EXERCISE REQUIREMENTS: Leave the pictures out and quote every line from the start of the listing to the line with "const legendY = d3.scaleLinear().domain([0, categories.length", inclusive.

RECORDS:
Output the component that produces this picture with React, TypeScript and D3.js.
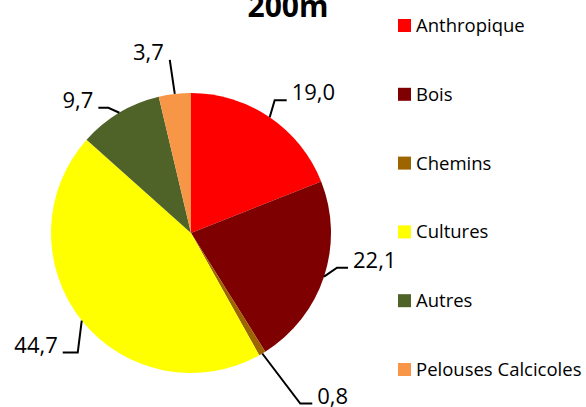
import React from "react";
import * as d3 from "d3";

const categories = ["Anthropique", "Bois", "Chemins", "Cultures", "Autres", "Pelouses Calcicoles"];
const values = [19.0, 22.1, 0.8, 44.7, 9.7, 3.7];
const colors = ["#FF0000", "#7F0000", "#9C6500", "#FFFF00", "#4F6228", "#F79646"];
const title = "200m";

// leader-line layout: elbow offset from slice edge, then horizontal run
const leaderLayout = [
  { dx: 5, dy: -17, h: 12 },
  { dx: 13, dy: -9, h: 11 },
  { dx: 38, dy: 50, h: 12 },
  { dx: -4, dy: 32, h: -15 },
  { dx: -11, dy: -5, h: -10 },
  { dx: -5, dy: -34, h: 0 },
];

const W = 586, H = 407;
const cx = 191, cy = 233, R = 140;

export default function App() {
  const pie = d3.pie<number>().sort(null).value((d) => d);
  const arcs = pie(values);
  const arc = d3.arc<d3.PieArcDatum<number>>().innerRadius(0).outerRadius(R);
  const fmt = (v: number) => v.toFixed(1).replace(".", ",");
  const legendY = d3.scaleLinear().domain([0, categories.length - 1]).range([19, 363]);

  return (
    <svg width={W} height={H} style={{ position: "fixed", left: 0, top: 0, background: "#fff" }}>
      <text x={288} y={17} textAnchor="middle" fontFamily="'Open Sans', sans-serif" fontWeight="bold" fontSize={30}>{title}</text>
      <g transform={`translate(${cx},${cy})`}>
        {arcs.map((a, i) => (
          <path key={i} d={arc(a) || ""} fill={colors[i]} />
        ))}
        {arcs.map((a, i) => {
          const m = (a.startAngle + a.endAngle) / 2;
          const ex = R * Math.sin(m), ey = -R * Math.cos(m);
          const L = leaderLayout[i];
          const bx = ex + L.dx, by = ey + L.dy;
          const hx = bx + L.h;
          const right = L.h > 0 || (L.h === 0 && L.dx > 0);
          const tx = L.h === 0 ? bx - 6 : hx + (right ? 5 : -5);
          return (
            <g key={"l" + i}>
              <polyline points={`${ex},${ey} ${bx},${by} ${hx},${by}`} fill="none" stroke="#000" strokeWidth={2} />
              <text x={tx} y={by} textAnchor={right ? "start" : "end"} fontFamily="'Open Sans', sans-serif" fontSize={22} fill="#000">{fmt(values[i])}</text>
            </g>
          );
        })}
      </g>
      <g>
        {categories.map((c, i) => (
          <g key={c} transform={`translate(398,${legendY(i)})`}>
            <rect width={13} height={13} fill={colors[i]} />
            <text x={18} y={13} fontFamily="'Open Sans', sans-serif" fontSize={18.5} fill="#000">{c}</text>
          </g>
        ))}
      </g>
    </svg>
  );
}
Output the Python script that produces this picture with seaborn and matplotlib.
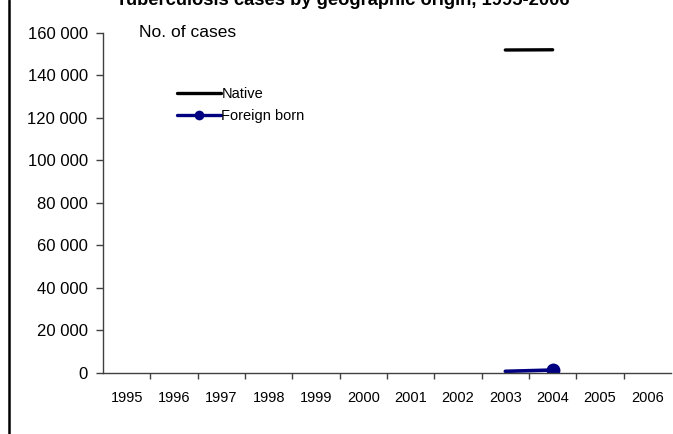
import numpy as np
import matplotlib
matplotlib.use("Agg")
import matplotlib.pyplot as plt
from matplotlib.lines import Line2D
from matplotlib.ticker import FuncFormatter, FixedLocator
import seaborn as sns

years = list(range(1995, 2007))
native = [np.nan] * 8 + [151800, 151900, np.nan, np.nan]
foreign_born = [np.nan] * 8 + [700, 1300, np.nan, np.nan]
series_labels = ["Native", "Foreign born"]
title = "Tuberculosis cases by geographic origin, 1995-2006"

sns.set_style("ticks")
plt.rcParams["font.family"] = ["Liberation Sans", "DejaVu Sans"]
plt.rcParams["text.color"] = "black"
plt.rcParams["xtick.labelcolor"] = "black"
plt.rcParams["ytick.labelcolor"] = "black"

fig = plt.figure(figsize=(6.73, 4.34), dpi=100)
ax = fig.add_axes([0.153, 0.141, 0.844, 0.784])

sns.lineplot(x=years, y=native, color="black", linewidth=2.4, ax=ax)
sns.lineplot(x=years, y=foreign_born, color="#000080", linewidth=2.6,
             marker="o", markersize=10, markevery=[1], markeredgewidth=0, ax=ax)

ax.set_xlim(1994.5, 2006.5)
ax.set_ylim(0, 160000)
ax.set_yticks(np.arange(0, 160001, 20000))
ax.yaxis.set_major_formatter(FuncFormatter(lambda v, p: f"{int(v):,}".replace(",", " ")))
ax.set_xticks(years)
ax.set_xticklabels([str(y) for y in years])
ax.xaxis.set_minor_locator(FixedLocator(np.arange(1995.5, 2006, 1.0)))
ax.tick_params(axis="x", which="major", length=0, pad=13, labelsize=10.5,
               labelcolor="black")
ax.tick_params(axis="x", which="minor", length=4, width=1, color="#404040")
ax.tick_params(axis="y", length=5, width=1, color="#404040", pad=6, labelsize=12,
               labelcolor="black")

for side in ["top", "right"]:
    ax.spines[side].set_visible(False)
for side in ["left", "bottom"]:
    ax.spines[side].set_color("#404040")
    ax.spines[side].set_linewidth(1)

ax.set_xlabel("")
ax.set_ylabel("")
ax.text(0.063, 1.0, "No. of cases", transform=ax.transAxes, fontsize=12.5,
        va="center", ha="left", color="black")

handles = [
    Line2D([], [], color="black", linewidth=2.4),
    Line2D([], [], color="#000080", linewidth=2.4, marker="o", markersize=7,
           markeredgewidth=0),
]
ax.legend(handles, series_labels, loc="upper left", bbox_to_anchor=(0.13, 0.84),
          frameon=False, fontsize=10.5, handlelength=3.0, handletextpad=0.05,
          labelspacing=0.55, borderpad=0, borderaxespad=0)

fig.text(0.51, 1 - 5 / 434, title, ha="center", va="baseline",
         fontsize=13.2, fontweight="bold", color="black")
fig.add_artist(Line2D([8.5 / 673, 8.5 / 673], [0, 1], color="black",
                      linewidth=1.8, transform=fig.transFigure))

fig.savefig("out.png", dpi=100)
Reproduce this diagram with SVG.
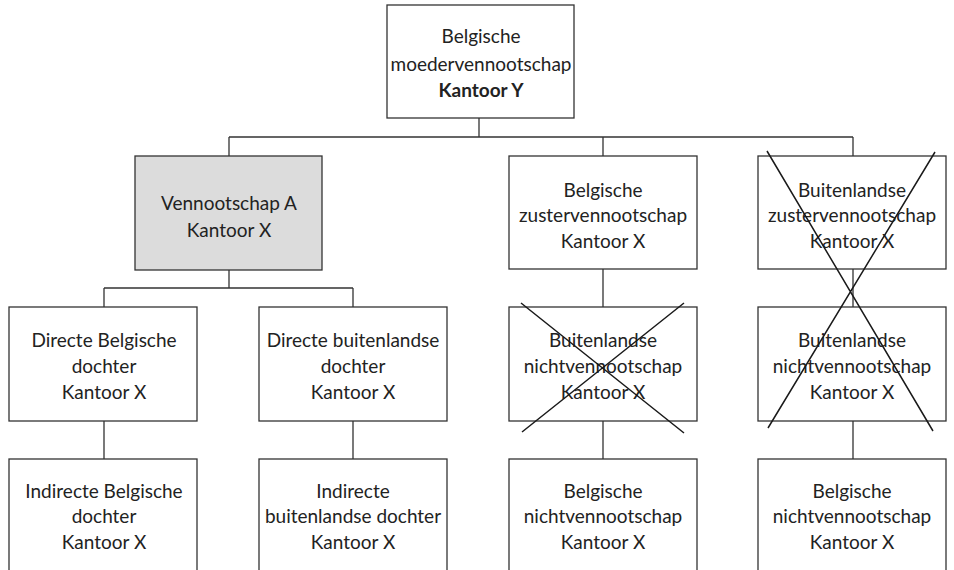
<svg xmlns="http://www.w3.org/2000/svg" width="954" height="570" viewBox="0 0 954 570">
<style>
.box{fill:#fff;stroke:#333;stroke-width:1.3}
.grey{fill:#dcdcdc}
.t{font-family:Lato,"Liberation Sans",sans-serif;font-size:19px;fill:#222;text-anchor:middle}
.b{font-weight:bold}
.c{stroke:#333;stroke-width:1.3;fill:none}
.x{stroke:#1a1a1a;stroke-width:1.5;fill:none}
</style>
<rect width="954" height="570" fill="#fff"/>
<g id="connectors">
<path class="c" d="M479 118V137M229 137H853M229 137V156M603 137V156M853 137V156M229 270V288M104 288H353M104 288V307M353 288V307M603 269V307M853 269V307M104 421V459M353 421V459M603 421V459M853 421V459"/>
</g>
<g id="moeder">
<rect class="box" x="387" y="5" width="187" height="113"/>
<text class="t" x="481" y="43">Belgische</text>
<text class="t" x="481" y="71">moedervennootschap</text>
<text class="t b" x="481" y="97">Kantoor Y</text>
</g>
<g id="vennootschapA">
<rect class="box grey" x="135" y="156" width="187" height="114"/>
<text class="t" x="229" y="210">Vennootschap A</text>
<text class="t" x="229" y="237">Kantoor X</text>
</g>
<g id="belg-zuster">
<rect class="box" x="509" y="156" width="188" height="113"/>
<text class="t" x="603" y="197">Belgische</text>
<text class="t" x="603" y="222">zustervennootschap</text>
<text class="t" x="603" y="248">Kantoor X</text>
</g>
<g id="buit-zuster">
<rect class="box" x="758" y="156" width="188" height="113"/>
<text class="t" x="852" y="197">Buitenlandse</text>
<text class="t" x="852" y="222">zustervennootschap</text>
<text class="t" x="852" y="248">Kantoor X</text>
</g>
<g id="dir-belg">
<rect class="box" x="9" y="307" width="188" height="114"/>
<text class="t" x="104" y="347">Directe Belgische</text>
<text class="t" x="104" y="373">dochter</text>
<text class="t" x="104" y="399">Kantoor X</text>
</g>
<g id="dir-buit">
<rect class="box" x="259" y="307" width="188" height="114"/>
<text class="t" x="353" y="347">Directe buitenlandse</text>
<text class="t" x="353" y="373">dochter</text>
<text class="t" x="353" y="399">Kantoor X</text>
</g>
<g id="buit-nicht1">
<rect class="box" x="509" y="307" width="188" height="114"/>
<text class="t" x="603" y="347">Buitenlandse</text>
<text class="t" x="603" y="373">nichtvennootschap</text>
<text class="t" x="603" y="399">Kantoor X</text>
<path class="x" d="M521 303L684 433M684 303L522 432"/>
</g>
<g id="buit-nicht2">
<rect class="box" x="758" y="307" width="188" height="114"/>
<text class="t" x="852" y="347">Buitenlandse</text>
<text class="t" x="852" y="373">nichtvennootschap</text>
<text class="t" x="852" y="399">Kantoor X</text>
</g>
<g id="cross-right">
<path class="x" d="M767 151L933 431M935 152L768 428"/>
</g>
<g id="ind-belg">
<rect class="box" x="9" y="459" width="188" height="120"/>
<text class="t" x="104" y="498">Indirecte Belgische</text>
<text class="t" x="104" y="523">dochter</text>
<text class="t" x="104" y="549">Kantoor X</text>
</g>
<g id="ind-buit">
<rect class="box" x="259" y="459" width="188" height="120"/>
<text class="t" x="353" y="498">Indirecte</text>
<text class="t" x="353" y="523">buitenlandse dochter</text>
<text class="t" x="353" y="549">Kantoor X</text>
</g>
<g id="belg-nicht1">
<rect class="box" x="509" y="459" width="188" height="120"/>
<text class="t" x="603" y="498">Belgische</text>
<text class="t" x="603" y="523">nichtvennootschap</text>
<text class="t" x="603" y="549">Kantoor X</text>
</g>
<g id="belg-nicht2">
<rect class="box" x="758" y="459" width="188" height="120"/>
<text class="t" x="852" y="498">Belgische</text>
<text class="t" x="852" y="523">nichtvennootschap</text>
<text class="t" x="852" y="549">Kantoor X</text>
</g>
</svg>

TASK OUTPUT:
Output the component that produces this picture with React, TypeScript and D3.js.
import React from "react";
import * as d3 from "d3";

const categories = ["Anthropique", "Bois", "Chemins", "Cultures", "Autres", "Pelouses Calcicoles"];
const values = [19.0, 22.1, 0.8, 44.7, 9.7, 3.7];
const colors = ["#FF0000", "#7F0000", "#9C6500", "#FFFF00", "#4F6228", "#F79646"];
const title = "200m";

// leader-line layout: elbow offset from slice edge, then horizontal run
const leaderLayout = [
  { dx: 5, dy: -17, h: 12 },
  { dx: 13, dy: -9, h: 11 },
  { dx: 38, dy: 50, h: 12 },
  { dx: -4, dy: 32, h: -15 },
  { dx: -11, dy: -5, h: -10 },
  { dx: -5, dy: -34, h: 0 },
];

const W = 586, H = 407;
const cx = 191, cy = 233, R = 140;

export default function App() {
  const pie = d3.pie<number>().sort(null).value((d) => d);
  const arcs = pie(values);
  const arc = d3.arc<d3.PieArcDatum<number>>().innerRadius(0).outerRadius(R);
  const fmt = (v: number) => v.toFixed(1).replace(".", ",");
  const legendY = d3.scaleLinear().domain([0, categories.length - 1]).range([19, 363]);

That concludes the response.